Basically, and very lamely, consider a measure not to be a point with errors, but a roundish fuzzy statistical region in a 2D 'magnitude space'.  If you make the threshold limit, the flux limit, a rigid line (in actuality it too will be an extended region, not just a 1D line, but it's complicated enough already) then think in terms of photons you have it.
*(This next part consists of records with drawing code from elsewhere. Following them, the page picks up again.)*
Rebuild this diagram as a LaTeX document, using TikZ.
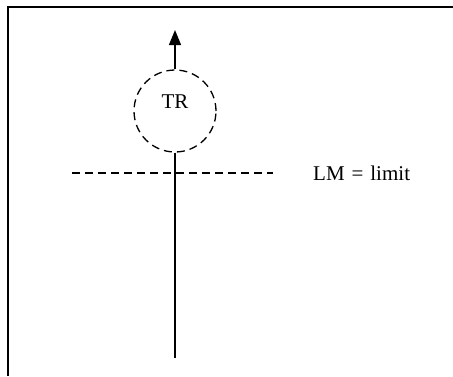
\documentclass[tikz,border=0pt]{standalone}
\usepackage{fontspec}
\setmainfont{Liberation Serif}
\usetikzlibrary{arrows.meta, positioning}

\begin{document}
\begin{tikzpicture}[
    x=1pt, y=-1pt, >={Triangle[width=12pt, length=15pt]},
    font=\fontsize{21}{24}\selectfont
  ]
  \useasboundingbox (0,0) rectangle (453,376);
  \draw[line width=1.8pt] (453,7) -- (8,7) -- (8,376);

  \node[draw, circle, dash pattern=on 8pt off 5pt, line width=1.3pt,
        minimum size=82pt, inner sep=0pt] (tr) at (175,111) {};
  \node[inner sep=0pt] (trtext) at (175,102) {TR};
  \coordinate (tip) at (175,30);
  \coordinate (foot) at (175,358);
  \draw[->, line width=1.3pt] (tr.north) -- (tip);
  \draw[line width=1.3pt] (tr.south) -- (foot);

  \coordinate (limleft) at (72,173);
  \coordinate (limright) at (273,173);
  \draw[dash pattern=on 8pt off 5pt, line width=1.3pt] (limleft) -- (limright);
  \node[right=40pt of limright, inner sep=0pt] (lm)
    {LM\hspace{0.33em}=\hspace{0.33em}limit};
\end{tikzpicture}
\end{document}
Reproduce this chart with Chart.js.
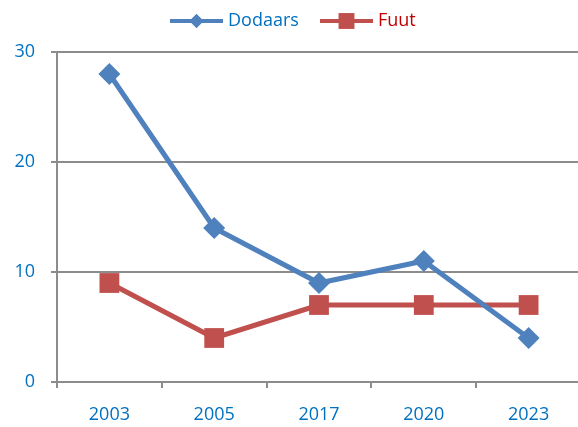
<!DOCTYPE html>
<html lang="en">
<head>
  <meta charset="UTF-8">
  <title>Dodaars en Fuut</title>
  <script src="https://cdn.jsdelivr.net/npm/chart.js"></script>
  <style>
    html, body { margin: 0; padding: 0; background: #fff; overflow: hidden; }
    #wrap { position: relative; width: 595px; height: 427px; }
  </style>
</head>
<body>
  <div id="wrap"><canvas id="chart" width="595" height="427"></canvas></div>

  <script>
    // data
    const years = ['2003', '2005', '2017', '2020', '2023'];
    const dodaars = [28, 14, 9, 11, 4];
    const fuut = [9, 4, 7, 7, 7];
    const yTicks = [0, 10, 20, 30];

    const blue = '#4F81BD';
    const red = '#C0504D';
    const labelBlue = '#0070C0';
    const axisGray = '#8C8C8C';
    const font = { family: 'Open Sans, Noto Sans, sans-serif', size: 18 };

    // legend with line + marker, drawn on top
    const legendPlugin = {
      id: 'lineLegend',
      afterDraw(chart) {
        const c = chart.ctx;
        const items = [
          { x: 170, text: 'Dodaars', color: blue, textColor: labelBlue, style: 'rectRot', r: 7 },
          { x: 320, text: 'Fuut', color: red, textColor: '#C00000', style: 'rect', r: 11 }
        ];
        const y = 21;
        c.save();
        items.forEach(it => {
          c.strokeStyle = it.color;
          c.lineWidth = 4;
          c.beginPath();
          c.moveTo(it.x, y);
          c.lineTo(it.x + 53, y);
          c.stroke();
          c.fillStyle = it.color;
          Chart.helpers.drawPoint(c, { pointStyle: it.style, radius: it.r, borderWidth: 0 }, it.x + 26.5, y);
          c.fill();
          c.fillStyle = it.textColor;
          c.font = '18px ' + font.family;
          c.textBaseline = 'middle';
          c.fillText(it.text, it.x + 58, y);
        });
        c.restore();
      }
    };

    new Chart(document.getElementById('chart'), {
      type: 'line',
      data: {
        labels: years,
        datasets: [
          {
            label: 'Dodaars',
            data: dodaars,
            borderColor: blue,
            backgroundColor: blue,
            borderWidth: 5,
            pointStyle: 'rectRot',
            pointRadius: 11,
            pointBorderWidth: 0,
            tension: 0
          },
          {
            label: 'Fuut',
            data: fuut,
            borderColor: red,
            backgroundColor: red,
            borderWidth: 5,
            pointStyle: 'rect',
            pointRadius: 14,
            pointBorderWidth: 0,
            tension: 0
          }
        ]
      },
      options: {
        responsive: false,
        animation: false,
        layout: { padding: { top: 52, left: 0, right: 0, bottom: 0 } },
        plugins: {
          legend: { display: false },
          tooltip: { enabled: false }
        },
        scales: {
          x: {
            offset: true,
            grid: { display: true, offset: true, drawOnChartArea: false, color: axisGray, lineWidth: 2, tickLength: 6 },
            border: { color: axisGray, width: 2 },
            ticks: { color: labelBlue, font: font, padding: 16 },
            afterFit(scale) { scale.height = 45; }
          },
          y: {
            min: 0,
            max: 30,
            afterBuildTicks(scale) { scale.ticks = yTicks.map(v => ({ value: v })); },
            grid: { color: axisGray, lineWidth: 2, tickLength: 6 },
            border: { color: axisGray, width: 2 },
            ticks: { color: labelBlue, font: font, padding: 16 },
            afterFit(scale) { scale.width = 57; }
          }
        }
      },
      plugins: [legendPlugin]
    });
  </script>
</body>
</html>
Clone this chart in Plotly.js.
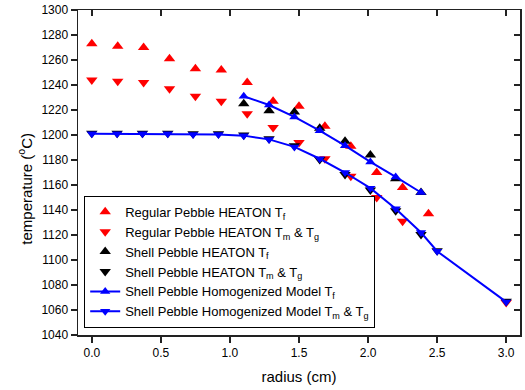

In each fuzzy round magnitude measure the photons going towards making up the spread, each of different energy, are evenly distributed around said fuzz.  Make the top half the more energetic, higher intensity, photons, the bottom half the lower intensity ones.  Now think of a round fuzz bissected by the flux detection limit.  The ones below the threshold just are not seen.  But the ones above are.  The photons that are on average bright get kept, the ones on average faint are totally lost, this biases the object towards looking brighter than it is.

Not a fantastic analogy, but it's best I can do.


Note again that Malmquist illustrated the bias about eighty years ago to show a bias for brighter galaxies to be detected over faint ones.  Granted this is somewhat due to the limits of the telescopes used in any observing generation, ie is connected to flux limited survyes, but is not strictly about limitations of measures from a specific instrumental setup.

I can't find the Malmquist reference now.  I found it once, and memory's telling me it was first noted by him in an Astronomy Encyclopedia in 1928... ...however that memory could well be wrong and I could be thinking about some other thing.

A quick google shows a nice review of Malmquist Bias in general and it causing a selection effect here :-

http://astroprofspage.com/archives/81

Note I said "Malmquist Effect"-esque in my mail.  I've asked around at times, pros and ams, as to what the actual _mathematical_ term is for generic limit generated selection effects, but everyone's just said that they tend to call it the Malmquist Effect/Bias.

Summary : for an object at the faint limit remember that you don't measure it's magnitude, you measure a probability space of summed photons of varying intensity, and the stuff below the faint limit doesn't get picked up, that above the limit does, making the object appear brighter than is.  In practice it's a sliding scale, a simple graph above illustrates the increase in spread at faint mags, and the "handedness" towards falsely bright of the spread due to this effect.  Not only error increases, accuracy gets affected too.

And since I've been writing this, there's been Brian Skiff's post too, and his end sentence "and the bias works in the sense of picking up only on the statistically-spurious high values." summarises it quite nicely.